WORK TO COMPLETE:
For this exercise, output only the lines between the "Emit a web page" line and the "var percentValues = [100, 100, 75, 100, 25, 50, 100]" line, both of them included, and skip all pictures.
+===+
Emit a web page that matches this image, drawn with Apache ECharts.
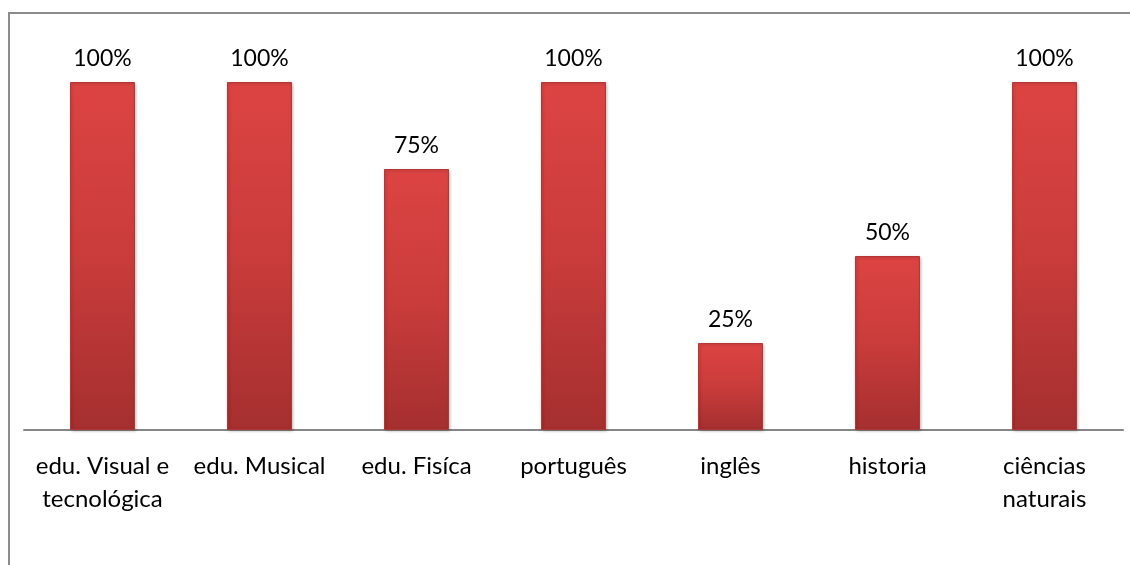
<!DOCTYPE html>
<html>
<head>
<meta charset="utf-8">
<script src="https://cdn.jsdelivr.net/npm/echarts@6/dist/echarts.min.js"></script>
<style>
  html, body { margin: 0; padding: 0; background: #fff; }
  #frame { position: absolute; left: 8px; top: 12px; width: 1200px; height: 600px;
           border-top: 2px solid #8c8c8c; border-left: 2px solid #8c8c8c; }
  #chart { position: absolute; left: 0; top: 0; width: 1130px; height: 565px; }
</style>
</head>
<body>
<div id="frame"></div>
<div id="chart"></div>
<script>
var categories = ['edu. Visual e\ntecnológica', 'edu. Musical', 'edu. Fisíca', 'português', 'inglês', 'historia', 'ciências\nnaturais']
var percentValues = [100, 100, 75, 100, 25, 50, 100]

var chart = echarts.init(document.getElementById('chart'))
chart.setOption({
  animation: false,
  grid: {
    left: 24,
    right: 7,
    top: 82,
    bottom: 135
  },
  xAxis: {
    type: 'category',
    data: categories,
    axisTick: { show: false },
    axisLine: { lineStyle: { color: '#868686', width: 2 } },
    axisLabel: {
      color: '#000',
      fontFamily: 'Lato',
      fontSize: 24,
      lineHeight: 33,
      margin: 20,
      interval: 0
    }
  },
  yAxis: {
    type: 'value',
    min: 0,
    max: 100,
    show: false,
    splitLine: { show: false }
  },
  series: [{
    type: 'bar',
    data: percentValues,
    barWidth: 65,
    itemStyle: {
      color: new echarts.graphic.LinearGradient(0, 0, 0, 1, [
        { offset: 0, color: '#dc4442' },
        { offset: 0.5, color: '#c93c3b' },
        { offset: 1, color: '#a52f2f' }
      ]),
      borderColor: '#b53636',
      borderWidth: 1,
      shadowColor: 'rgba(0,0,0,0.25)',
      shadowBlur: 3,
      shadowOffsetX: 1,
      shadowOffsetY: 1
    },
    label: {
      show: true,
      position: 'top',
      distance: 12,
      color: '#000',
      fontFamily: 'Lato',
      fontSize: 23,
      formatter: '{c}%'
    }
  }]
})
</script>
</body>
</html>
+===+
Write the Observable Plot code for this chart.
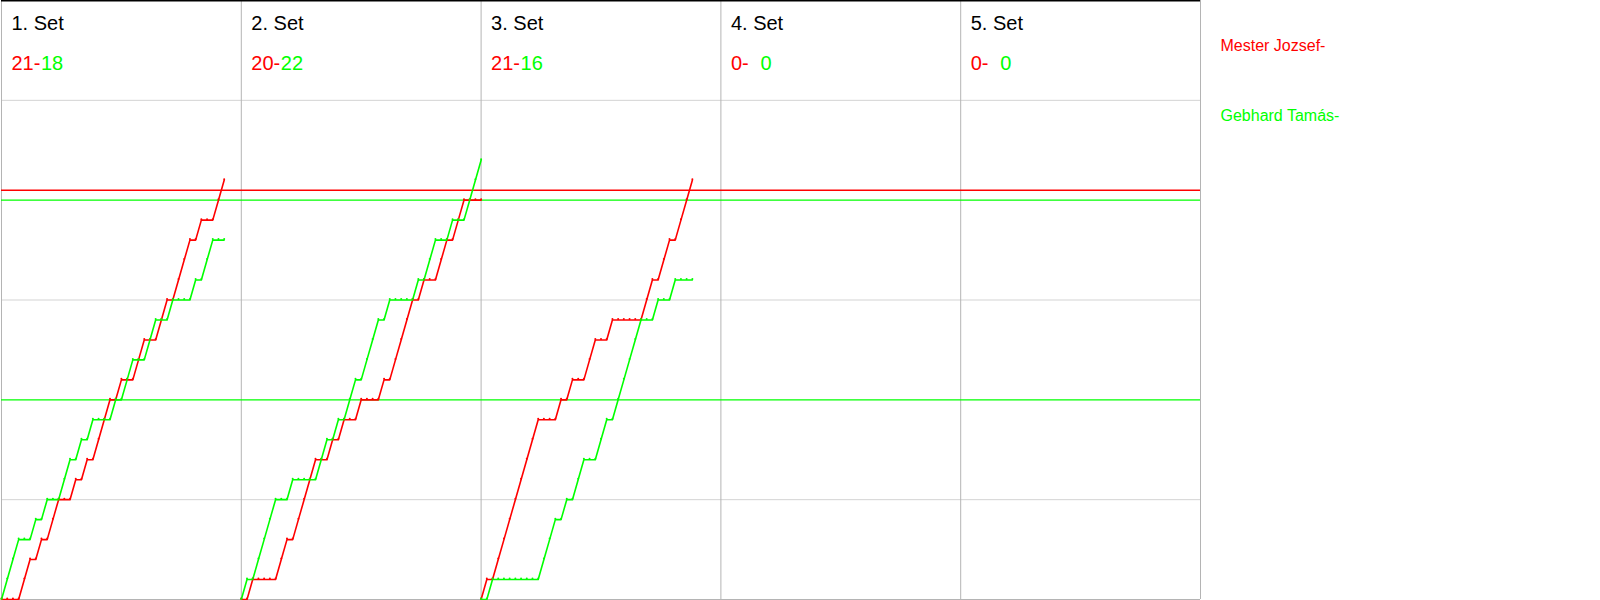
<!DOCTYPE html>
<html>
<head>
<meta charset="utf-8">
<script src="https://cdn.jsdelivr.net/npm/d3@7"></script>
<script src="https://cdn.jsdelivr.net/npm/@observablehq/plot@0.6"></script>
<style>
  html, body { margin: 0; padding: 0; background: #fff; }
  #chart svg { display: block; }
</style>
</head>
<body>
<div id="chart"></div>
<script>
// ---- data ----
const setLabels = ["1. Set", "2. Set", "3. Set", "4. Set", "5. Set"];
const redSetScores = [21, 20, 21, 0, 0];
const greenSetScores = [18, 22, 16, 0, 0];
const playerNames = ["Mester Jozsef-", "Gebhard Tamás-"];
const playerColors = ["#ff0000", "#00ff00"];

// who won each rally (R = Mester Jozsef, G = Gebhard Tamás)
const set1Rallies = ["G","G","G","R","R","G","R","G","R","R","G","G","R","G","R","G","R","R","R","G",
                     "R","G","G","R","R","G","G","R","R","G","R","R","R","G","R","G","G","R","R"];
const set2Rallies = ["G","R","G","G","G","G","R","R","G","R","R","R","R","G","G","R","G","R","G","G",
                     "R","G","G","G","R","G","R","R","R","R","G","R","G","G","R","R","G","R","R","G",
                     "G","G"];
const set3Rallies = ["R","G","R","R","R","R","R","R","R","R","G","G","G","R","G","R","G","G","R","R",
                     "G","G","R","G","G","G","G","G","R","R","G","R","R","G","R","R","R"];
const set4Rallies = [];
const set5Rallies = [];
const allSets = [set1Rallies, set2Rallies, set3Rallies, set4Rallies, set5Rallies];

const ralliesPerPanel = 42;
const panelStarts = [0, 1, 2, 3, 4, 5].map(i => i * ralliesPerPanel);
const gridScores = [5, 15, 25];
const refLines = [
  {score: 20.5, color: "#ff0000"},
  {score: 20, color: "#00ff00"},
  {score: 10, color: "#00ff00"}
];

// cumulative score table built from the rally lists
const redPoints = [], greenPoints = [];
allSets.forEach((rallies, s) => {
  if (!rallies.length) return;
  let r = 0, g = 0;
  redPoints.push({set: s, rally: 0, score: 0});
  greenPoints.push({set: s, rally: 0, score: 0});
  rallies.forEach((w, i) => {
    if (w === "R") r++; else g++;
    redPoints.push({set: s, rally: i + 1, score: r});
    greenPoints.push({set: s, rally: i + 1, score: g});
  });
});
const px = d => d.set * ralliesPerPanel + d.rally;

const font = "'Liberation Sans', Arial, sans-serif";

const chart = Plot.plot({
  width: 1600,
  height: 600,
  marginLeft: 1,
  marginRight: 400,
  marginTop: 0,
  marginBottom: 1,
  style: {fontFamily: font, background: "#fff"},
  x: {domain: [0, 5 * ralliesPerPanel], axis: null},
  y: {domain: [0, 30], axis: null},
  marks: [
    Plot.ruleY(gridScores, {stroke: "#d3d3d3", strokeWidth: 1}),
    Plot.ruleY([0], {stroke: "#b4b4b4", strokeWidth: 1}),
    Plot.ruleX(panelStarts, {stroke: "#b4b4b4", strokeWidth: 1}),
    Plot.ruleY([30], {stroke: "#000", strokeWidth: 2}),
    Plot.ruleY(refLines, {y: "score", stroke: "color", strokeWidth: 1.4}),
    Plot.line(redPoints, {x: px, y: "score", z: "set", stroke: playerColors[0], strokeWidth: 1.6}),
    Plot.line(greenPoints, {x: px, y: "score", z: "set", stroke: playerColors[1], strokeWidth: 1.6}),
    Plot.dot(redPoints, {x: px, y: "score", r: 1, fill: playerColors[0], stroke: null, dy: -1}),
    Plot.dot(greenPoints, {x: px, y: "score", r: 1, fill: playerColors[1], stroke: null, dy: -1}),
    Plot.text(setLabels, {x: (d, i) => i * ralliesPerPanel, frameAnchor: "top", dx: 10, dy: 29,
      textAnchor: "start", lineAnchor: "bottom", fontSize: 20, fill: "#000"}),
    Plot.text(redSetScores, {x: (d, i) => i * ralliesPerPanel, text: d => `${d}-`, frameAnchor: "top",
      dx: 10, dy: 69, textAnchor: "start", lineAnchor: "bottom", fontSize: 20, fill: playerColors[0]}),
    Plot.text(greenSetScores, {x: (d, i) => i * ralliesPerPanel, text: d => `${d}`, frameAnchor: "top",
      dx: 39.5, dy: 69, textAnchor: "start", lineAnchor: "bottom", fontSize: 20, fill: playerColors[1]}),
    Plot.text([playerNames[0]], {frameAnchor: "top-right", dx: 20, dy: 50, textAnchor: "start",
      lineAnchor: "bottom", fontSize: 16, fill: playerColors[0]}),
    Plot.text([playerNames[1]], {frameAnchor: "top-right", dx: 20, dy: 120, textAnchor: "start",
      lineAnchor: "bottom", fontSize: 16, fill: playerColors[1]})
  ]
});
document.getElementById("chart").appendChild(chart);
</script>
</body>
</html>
+===+
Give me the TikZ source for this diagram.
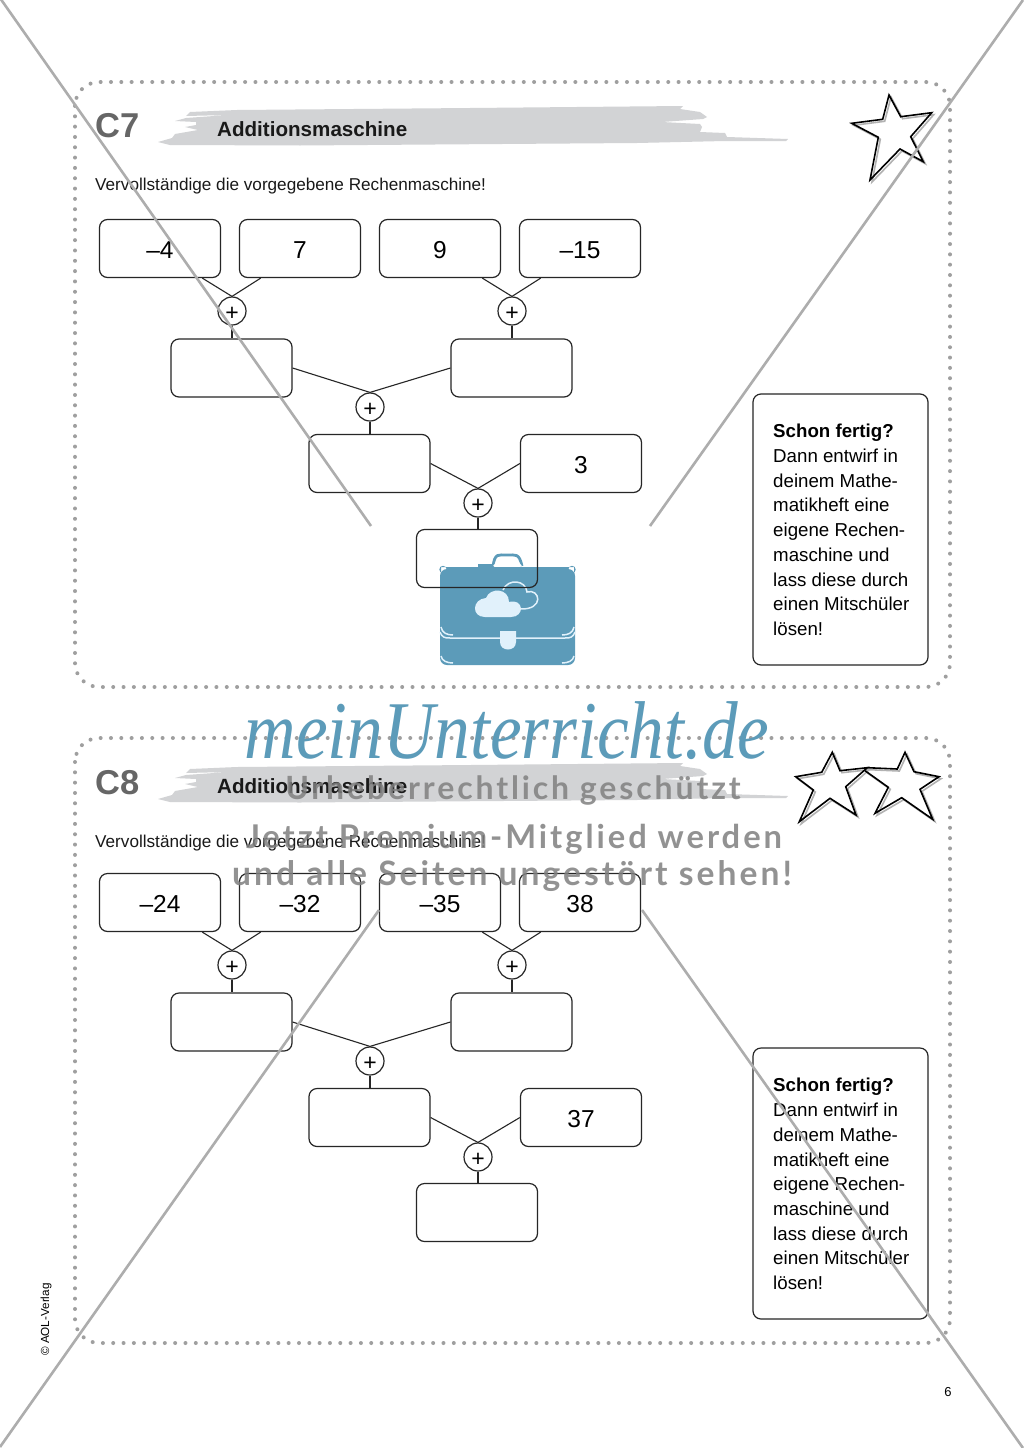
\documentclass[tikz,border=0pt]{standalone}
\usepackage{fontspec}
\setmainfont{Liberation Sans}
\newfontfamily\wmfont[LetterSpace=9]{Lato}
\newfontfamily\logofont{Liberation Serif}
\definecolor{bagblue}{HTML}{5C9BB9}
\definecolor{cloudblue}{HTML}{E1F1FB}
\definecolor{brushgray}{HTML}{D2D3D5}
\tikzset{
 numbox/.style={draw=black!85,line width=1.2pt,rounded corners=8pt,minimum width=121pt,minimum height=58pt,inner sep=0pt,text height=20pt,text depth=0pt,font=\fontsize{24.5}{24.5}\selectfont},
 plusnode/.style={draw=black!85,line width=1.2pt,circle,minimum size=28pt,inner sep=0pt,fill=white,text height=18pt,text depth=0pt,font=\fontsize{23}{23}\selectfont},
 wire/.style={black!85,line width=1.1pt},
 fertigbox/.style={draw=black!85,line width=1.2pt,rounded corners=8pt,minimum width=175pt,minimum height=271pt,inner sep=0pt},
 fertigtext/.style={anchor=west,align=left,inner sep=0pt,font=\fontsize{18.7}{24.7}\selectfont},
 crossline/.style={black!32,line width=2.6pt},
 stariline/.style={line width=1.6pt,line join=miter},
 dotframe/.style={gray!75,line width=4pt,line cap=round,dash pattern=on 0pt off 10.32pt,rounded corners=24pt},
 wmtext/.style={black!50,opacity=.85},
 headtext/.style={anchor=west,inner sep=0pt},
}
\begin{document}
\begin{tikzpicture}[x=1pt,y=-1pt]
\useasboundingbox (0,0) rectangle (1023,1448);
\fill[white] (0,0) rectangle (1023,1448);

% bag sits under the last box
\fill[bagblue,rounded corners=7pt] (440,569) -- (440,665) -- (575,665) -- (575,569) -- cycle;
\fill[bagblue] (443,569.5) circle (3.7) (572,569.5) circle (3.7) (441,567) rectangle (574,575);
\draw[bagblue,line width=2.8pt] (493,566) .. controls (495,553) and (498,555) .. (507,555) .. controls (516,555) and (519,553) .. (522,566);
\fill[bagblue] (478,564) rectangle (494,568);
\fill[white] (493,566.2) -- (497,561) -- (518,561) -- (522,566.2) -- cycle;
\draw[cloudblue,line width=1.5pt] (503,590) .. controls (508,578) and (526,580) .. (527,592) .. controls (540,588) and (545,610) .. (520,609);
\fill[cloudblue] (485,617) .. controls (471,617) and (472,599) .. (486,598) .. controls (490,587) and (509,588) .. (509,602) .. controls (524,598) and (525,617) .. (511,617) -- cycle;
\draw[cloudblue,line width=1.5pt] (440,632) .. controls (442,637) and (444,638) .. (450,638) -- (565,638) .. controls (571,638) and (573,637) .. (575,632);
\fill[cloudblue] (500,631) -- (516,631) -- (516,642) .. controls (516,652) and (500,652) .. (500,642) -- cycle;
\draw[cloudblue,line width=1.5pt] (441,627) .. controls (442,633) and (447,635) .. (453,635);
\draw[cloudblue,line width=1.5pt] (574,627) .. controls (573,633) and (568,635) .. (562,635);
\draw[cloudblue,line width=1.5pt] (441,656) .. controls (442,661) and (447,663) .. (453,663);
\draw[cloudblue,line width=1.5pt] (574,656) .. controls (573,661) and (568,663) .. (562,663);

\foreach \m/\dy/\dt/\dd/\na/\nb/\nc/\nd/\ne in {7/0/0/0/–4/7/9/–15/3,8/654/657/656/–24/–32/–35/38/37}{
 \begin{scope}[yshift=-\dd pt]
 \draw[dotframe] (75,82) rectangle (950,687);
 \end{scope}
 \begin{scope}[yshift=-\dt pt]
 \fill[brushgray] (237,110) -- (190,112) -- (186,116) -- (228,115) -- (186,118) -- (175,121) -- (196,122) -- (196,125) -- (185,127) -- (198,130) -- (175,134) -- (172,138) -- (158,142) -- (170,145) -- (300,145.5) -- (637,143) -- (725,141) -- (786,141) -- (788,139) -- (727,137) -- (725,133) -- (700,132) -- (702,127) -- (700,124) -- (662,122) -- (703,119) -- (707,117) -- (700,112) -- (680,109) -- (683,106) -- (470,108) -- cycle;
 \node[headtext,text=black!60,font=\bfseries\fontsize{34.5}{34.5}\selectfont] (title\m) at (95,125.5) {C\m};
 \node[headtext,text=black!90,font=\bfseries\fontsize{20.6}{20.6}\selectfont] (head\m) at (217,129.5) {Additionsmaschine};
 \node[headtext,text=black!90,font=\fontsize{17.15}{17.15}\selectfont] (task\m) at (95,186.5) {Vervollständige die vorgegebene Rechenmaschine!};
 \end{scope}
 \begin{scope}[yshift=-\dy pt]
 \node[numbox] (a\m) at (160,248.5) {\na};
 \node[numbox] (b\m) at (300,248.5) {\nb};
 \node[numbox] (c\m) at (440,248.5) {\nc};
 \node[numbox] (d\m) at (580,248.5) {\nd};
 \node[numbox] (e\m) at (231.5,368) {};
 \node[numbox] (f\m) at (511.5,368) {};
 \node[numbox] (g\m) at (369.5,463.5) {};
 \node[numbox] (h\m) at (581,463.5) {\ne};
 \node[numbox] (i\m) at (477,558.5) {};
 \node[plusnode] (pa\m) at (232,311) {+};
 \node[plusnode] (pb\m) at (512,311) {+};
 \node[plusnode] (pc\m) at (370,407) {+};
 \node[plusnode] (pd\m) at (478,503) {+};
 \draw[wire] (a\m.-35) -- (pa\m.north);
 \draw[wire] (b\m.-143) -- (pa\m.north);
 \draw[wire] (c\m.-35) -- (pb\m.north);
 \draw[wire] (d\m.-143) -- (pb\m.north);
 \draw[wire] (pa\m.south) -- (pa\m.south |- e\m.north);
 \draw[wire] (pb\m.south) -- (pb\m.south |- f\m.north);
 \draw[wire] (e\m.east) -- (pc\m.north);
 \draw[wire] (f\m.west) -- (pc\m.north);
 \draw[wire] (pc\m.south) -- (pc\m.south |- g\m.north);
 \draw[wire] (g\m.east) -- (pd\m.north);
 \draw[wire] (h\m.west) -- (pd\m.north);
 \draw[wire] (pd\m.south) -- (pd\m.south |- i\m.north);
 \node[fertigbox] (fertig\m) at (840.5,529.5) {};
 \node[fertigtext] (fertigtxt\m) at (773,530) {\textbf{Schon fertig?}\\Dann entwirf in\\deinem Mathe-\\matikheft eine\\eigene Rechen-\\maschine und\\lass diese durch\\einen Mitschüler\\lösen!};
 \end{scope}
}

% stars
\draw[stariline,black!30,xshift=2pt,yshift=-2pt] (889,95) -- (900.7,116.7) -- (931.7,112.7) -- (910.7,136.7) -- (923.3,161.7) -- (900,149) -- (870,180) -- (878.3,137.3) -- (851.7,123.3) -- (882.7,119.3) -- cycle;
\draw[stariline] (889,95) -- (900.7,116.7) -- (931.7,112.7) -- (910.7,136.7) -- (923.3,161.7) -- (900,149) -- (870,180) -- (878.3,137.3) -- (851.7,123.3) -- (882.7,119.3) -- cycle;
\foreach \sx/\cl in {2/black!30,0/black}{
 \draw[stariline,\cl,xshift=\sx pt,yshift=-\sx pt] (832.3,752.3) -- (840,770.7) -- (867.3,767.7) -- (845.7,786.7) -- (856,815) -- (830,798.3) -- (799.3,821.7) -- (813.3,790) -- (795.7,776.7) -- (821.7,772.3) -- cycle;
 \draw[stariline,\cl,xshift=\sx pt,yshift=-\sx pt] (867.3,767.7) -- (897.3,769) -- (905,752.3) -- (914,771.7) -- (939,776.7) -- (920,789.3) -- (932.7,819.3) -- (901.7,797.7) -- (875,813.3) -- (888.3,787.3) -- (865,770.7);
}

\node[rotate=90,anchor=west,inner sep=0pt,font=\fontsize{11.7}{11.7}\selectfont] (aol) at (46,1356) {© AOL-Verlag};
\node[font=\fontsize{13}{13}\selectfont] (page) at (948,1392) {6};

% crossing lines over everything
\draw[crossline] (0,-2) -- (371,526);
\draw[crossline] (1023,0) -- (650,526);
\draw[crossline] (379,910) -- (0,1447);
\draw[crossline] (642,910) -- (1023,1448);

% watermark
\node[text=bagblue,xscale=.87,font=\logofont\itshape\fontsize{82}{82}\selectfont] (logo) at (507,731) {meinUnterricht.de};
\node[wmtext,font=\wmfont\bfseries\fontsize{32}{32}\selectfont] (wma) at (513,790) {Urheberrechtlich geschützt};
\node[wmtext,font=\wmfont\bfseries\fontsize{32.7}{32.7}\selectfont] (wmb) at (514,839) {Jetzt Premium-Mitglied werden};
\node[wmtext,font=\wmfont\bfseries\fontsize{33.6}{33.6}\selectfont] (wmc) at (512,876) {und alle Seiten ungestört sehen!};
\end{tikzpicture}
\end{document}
+===+
TASK RESPONSE:
Emit a web page that matches this image, drawn with Apache ECharts.
<!DOCTYPE html>
<html>
<head>
<meta charset="utf-8">
<script src="https://cdn.jsdelivr.net/npm/echarts@6/dist/echarts.min.js"></script>
<style>
  html, body { margin: 0; padding: 0; background: #fff; }
  #frame { position: absolute; left: 8px; top: 12px; width: 1200px; height: 600px;
           border-top: 2px solid #8c8c8c; border-left: 2px solid #8c8c8c; }
  #chart { position: absolute; left: 0; top: 0; width: 1130px; height: 565px; }
</style>
</head>
<body>
<div id="frame"></div>
<div id="chart"></div>
<script>
var categories = ['edu. Visual e\ntecnológica', 'edu. Musical', 'edu. Fisíca', 'português', 'inglês', 'historia', 'ciências\nnaturais']
var percentValues = [100, 100, 75, 100, 25, 50, 100]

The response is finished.